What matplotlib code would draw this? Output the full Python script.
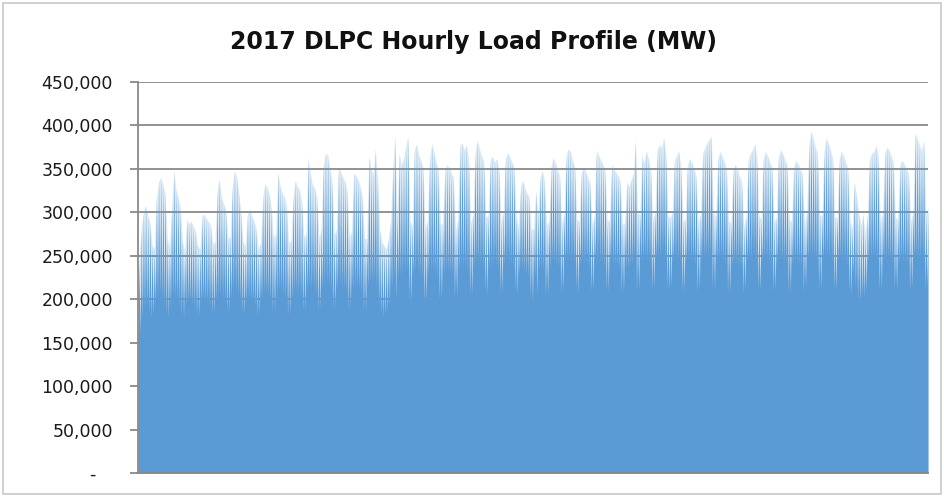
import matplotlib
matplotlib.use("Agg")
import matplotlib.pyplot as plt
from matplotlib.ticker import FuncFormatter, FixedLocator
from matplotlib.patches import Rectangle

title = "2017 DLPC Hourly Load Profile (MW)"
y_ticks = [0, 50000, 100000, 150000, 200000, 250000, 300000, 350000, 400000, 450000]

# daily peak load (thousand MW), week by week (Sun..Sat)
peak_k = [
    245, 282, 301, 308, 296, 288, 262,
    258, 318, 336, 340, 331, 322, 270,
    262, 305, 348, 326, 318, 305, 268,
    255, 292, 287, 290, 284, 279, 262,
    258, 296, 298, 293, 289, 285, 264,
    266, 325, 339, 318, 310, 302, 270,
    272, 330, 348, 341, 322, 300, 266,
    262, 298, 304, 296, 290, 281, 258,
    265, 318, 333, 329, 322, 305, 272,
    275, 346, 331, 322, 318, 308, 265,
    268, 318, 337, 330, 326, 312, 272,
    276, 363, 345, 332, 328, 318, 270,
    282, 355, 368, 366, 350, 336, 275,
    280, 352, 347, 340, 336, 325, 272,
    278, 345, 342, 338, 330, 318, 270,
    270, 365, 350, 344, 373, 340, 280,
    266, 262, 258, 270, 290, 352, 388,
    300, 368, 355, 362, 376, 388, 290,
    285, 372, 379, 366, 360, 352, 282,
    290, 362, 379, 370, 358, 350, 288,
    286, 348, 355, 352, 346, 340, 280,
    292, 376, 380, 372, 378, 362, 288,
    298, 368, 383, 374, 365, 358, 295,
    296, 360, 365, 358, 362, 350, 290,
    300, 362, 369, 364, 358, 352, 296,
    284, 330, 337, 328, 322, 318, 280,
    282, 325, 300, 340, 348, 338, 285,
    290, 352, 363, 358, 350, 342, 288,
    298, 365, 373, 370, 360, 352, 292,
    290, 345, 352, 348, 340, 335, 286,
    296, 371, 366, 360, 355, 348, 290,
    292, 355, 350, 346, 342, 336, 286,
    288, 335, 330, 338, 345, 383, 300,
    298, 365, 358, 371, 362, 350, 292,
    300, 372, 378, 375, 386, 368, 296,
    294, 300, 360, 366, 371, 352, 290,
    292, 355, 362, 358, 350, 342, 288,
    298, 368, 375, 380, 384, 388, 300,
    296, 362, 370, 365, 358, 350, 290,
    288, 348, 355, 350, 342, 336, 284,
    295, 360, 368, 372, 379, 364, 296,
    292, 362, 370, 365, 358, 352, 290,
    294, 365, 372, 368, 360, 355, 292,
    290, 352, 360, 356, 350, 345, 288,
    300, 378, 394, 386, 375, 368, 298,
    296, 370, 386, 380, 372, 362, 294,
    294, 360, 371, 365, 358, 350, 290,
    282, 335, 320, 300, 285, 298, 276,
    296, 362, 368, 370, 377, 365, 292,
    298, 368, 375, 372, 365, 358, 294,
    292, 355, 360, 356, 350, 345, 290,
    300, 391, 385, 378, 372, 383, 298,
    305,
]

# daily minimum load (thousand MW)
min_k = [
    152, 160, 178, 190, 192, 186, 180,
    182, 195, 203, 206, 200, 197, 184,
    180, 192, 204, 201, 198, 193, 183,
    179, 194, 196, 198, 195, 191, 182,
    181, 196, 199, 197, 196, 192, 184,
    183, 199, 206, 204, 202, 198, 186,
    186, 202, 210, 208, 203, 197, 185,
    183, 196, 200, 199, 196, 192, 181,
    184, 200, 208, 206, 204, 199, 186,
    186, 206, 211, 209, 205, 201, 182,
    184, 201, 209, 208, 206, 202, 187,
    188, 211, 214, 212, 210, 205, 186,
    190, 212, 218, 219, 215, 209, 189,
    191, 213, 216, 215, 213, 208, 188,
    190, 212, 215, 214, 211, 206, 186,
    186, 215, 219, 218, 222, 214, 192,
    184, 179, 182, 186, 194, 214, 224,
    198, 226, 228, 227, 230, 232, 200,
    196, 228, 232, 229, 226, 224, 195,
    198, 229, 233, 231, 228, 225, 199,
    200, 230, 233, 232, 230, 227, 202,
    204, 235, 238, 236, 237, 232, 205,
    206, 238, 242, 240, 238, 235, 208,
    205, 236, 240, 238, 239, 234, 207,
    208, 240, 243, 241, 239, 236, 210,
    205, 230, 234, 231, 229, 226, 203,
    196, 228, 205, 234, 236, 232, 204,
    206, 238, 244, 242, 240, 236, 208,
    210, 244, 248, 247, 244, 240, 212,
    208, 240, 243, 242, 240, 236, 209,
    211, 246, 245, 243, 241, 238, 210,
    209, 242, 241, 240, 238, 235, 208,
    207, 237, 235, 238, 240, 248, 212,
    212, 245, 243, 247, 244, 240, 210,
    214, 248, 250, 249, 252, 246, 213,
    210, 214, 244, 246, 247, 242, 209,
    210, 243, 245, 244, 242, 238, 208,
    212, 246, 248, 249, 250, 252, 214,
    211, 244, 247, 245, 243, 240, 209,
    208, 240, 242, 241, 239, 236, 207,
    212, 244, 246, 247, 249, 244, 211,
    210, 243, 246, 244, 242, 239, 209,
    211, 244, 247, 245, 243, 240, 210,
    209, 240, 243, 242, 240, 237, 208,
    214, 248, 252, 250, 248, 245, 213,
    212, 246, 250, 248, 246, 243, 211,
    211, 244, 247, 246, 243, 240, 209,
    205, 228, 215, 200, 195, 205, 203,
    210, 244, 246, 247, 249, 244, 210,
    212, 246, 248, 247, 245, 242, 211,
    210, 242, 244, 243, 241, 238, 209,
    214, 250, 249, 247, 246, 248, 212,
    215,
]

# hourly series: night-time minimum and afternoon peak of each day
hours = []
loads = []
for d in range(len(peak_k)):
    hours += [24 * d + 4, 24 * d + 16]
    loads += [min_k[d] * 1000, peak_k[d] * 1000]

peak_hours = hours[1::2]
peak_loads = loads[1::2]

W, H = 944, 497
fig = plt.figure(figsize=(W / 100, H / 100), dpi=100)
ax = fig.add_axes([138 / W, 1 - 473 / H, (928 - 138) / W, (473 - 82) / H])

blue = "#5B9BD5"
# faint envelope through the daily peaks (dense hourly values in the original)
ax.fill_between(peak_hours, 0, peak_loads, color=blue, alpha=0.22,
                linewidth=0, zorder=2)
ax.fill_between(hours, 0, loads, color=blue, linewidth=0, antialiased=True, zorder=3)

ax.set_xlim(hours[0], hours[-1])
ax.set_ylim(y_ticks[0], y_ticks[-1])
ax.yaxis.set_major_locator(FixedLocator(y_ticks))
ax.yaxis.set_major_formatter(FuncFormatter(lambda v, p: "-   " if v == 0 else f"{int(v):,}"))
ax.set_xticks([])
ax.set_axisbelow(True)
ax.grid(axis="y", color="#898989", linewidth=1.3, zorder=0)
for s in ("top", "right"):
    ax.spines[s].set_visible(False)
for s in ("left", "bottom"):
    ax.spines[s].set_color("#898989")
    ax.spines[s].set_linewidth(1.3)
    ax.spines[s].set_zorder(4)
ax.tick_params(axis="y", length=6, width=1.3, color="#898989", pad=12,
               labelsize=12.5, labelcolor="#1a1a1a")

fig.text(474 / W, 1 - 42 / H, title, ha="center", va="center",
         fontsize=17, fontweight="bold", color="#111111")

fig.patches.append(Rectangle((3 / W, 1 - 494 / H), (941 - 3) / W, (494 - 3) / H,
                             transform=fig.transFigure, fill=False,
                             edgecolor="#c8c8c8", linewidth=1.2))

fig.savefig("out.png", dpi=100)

####

_Instruction_
Copy out the listing exactly as it stands, but not the pictures.

_Answer in full_
What matplotlib code would draw this? Output the full Python script.
import matplotlib
matplotlib.use("Agg")
import matplotlib.pyplot as plt
from matplotlib.ticker import FuncFormatter, FixedLocator
from matplotlib.patches import Rectangle

title = "2017 DLPC Hourly Load Profile (MW)"
y_ticks = [0, 50000, 100000, 150000, 200000, 250000, 300000, 350000, 400000, 450000]

# daily peak load (thousand MW), week by week (Sun..Sat)
peak_k = [
    245, 282, 301, 308, 296, 288, 262,
    258, 318, 336, 340, 331, 322, 270,
    262, 305, 348, 326, 318, 305, 268,
    255, 292, 287, 290, 284, 279, 262,
    258, 296, 298, 293, 289, 285, 264,
    266, 325, 339, 318, 310, 302, 270,
    272, 330, 348, 341, 322, 300, 266,
    262, 298, 304, 296, 290, 281, 258,
    265, 318, 333, 329, 322, 305, 272,
    275, 346, 331, 322, 318, 308, 265,
    268, 318, 337, 330, 326, 312, 272,
    276, 363, 345, 332, 328, 318, 270,
    282, 355, 368, 366, 350, 336, 275,
    280, 352, 347, 340, 336, 325, 272,
    278, 345, 342, 338, 330, 318, 270,
    270, 365, 350, 344, 373, 340, 280,
    266, 262, 258, 270, 290, 352, 388,
    300, 368, 355, 362, 376, 388, 290,
    285, 372, 379, 366, 360, 352, 282,
    290, 362, 379, 370, 358, 350, 288,
    286, 348, 355, 352, 346, 340, 280,
    292, 376, 380, 372, 378, 362, 288,
    298, 368, 383, 374, 365, 358, 295,
    296, 360, 365, 358, 362, 350, 290,
    300, 362, 369, 364, 358, 352, 296,
    284, 330, 337, 328, 322, 318, 280,
    282, 325, 300, 340, 348, 338, 285,
    290, 352, 363, 358, 350, 342, 288,
    298, 365, 373, 370, 360, 352, 292,
    290, 345, 352, 348, 340, 335, 286,
    296, 371, 366, 360, 355, 348, 290,
    292, 355, 350, 346, 342, 336, 286,
    288, 335, 330, 338, 345, 383, 300,
    298, 365, 358, 371, 362, 350, 292,
    300, 372, 378, 375, 386, 368, 296,
    294, 300, 360, 366, 371, 352, 290,
    292, 355, 362, 358, 350, 342, 288,
    298, 368, 375, 380, 384, 388, 300,
    296, 362, 370, 365, 358, 350, 290,
    288, 348, 355, 350, 342, 336, 284,
    295, 360, 368, 372, 379, 364, 296,
    292, 362, 370, 365, 358, 352, 290,
    294, 365, 372, 368, 360, 355, 292,
    290, 352, 360, 356, 350, 345, 288,
    300, 378, 394, 386, 375, 368, 298,
    296, 370, 386, 380, 372, 362, 294,
    294, 360, 371, 365, 358, 350, 290,
    282, 335, 320, 300, 285, 298, 276,
    296, 362, 368, 370, 377, 365, 292,
    298, 368, 375, 372, 365, 358, 294,
    292, 355, 360, 356, 350, 345, 290,
    300, 391, 385, 378, 372, 383, 298,
    305,
]

# daily minimum load (thousand MW)
min_k = [
    152, 160, 178, 190, 192, 186, 180,
    182, 195, 203, 206, 200, 197, 184,
    180, 192, 204, 201, 198, 193, 183,
    179, 194, 196, 198, 195, 191, 182,
    181, 196, 199, 197, 196, 192, 184,
    183, 199, 206, 204, 202, 198, 186,
    186, 202, 210, 208, 203, 197, 185,
    183, 196, 200, 199, 196, 192, 181,
    184, 200, 208, 206, 204, 199, 186,
    186, 206, 211, 209, 205, 201, 182,
    184, 201, 209, 208, 206, 202, 187,
    188, 211, 214, 212, 210, 205, 186,
    190, 212, 218, 219, 215, 209, 189,
    191, 213, 216, 215, 213, 208, 188,
    190, 212, 215, 214, 211, 206, 186,
    186, 215, 219, 218, 222, 214, 192,
    184, 179, 182, 186, 194, 214, 224,
    198, 226, 228, 227, 230, 232, 200,
    196, 228, 232, 229, 226, 224, 195,
    198, 229, 233, 231, 228, 225, 199,
    200, 230, 233, 232, 230, 227, 202,
    204, 235, 238, 236, 237, 232, 205,
    206, 238, 242, 240, 238, 235, 208,
    205, 236, 240, 238, 239, 234, 207,
    208, 240, 243, 241, 239, 236, 210,
    205, 230, 234, 231, 229, 226, 203,
    196, 228, 205, 234, 236, 232, 204,
    206, 238, 244, 242, 240, 236, 208,
    210, 244, 248, 247, 244, 240, 212,
    208, 240, 243, 242, 240, 236, 209,
    211, 246, 245, 243, 241, 238, 210,
    209, 242, 241, 240, 238, 235, 208,
    207, 237, 235, 238, 240, 248, 212,
    212, 245, 243, 247, 244, 240, 210,
    214, 248, 250, 249, 252, 246, 213,
    210, 214, 244, 246, 247, 242, 209,
    210, 243, 245, 244, 242, 238, 208,
    212, 246, 248, 249, 250, 252, 214,
    211, 244, 247, 245, 243, 240, 209,
    208, 240, 242, 241, 239, 236, 207,
    212, 244, 246, 247, 249, 244, 211,
    210, 243, 246, 244, 242, 239, 209,
    211, 244, 247, 245, 243, 240, 210,
    209, 240, 243, 242, 240, 237, 208,
    214, 248, 252, 250, 248, 245, 213,
    212, 246, 250, 248, 246, 243, 211,
    211, 244, 247, 246, 243, 240, 209,
    205, 228, 215, 200, 195, 205, 203,
    210, 244, 246, 247, 249, 244, 210,
    212, 246, 248, 247, 245, 242, 211,
    210, 242, 244, 243, 241, 238, 209,
    214, 250, 249, 247, 246, 248, 212,
    215,
]

# hourly series: night-time minimum and afternoon peak of each day
hours = []
loads = []
for d in range(len(peak_k)):
    hours += [24 * d + 4, 24 * d + 16]
    loads += [min_k[d] * 1000, peak_k[d] * 1000]

peak_hours = hours[1::2]
peak_loads = loads[1::2]

W, H = 944, 497
fig = plt.figure(figsize=(W / 100, H / 100), dpi=100)
ax = fig.add_axes([138 / W, 1 - 473 / H, (928 - 138) / W, (473 - 82) / H])

blue = "#5B9BD5"
# faint envelope through the daily peaks (dense hourly values in the original)
ax.fill_between(peak_hours, 0, peak_loads, color=blue, alpha=0.22,
                linewidth=0, zorder=2)
ax.fill_between(hours, 0, loads, color=blue, linewidth=0, antialiased=True, zorder=3)

ax.set_xlim(hours[0], hours[-1])
ax.set_ylim(y_ticks[0], y_ticks[-1])
ax.yaxis.set_major_locator(FixedLocator(y_ticks))
ax.yaxis.set_major_formatter(FuncFormatter(lambda v, p: "-   " if v == 0 else f"{int(v):,}"))
ax.set_xticks([])
ax.set_axisbelow(True)
ax.grid(axis="y", color="#898989", linewidth=1.3, zorder=0)
for s in ("top", "right"):
    ax.spines[s].set_visible(False)
for s in ("left", "bottom"):
    ax.spines[s].set_color("#898989")
    ax.spines[s].set_linewidth(1.3)
    ax.spines[s].set_zorder(4)
ax.tick_params(axis="y", length=6, width=1.3, color="#898989", pad=12,
               labelsize=12.5, labelcolor="#1a1a1a")

fig.text(474 / W, 1 - 42 / H, title, ha="center", va="center",
         fontsize=17, fontweight="bold", color="#111111")

fig.patches.append(Rectangle((3 / W, 1 - 494 / H), (941 - 3) / W, (494 - 3) / H,
                             transform=fig.transFigure, fill=False,
                             edgecolor="#c8c8c8", linewidth=1.2))

fig.savefig("out.png", dpi=100)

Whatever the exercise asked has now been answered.